# Problem details
Work through the data below line by line and say how many lines hold "matplotlib"; give only the number.

# Dataset extract
________

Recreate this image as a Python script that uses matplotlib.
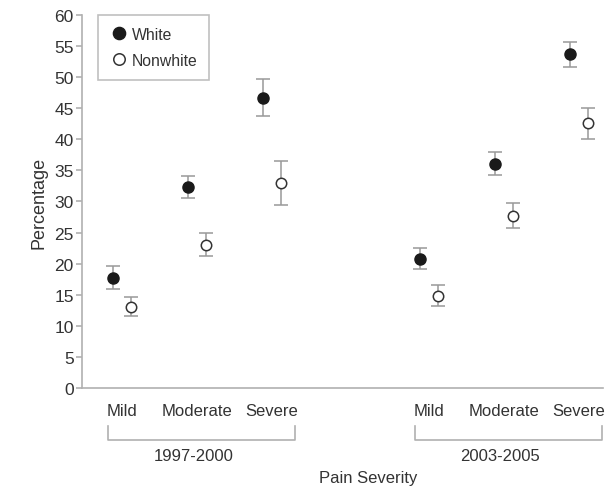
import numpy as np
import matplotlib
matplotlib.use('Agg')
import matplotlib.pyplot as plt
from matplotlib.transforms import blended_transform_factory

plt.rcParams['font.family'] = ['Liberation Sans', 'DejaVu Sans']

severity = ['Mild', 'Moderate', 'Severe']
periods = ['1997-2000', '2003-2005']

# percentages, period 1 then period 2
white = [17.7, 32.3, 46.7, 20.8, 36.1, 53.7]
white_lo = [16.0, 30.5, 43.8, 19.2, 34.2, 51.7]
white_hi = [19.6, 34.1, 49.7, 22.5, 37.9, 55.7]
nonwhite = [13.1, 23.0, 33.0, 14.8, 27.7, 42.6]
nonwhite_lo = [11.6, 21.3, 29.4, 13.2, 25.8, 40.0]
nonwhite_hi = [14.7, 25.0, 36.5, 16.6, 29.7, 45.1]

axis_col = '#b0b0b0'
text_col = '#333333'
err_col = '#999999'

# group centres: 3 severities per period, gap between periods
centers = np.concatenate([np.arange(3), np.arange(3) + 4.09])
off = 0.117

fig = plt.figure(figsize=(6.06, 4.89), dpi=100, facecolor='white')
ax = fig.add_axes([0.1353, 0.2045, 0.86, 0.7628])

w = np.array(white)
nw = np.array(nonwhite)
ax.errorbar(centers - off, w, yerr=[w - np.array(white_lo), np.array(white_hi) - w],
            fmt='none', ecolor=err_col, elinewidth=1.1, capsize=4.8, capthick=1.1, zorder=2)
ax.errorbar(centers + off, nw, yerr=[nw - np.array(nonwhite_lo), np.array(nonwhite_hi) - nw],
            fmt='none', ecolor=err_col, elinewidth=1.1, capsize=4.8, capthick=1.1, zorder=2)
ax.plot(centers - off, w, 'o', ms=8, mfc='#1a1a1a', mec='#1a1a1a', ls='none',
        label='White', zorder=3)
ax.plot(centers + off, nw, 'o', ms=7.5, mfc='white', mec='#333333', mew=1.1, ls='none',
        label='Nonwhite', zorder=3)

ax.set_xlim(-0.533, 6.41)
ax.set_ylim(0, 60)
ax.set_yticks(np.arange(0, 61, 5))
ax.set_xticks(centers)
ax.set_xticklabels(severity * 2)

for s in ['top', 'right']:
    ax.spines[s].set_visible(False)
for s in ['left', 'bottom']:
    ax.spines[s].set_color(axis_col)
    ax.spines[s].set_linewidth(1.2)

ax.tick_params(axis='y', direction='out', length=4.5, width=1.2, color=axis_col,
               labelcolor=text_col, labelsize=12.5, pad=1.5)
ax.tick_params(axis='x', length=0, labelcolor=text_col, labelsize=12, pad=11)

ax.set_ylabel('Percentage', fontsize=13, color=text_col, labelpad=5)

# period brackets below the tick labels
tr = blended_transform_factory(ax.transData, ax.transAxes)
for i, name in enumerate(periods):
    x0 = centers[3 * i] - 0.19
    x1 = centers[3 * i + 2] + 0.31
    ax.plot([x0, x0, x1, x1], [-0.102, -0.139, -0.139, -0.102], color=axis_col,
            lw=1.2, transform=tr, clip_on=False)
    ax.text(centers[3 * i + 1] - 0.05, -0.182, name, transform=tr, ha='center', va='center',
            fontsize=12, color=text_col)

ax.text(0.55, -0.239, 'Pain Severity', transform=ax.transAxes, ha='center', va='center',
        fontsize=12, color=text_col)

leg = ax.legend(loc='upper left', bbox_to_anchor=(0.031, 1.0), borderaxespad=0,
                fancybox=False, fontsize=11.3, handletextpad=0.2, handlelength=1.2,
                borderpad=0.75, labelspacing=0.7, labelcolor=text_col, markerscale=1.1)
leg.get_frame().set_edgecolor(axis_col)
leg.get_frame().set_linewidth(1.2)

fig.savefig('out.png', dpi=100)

________

# Response for this exercise
5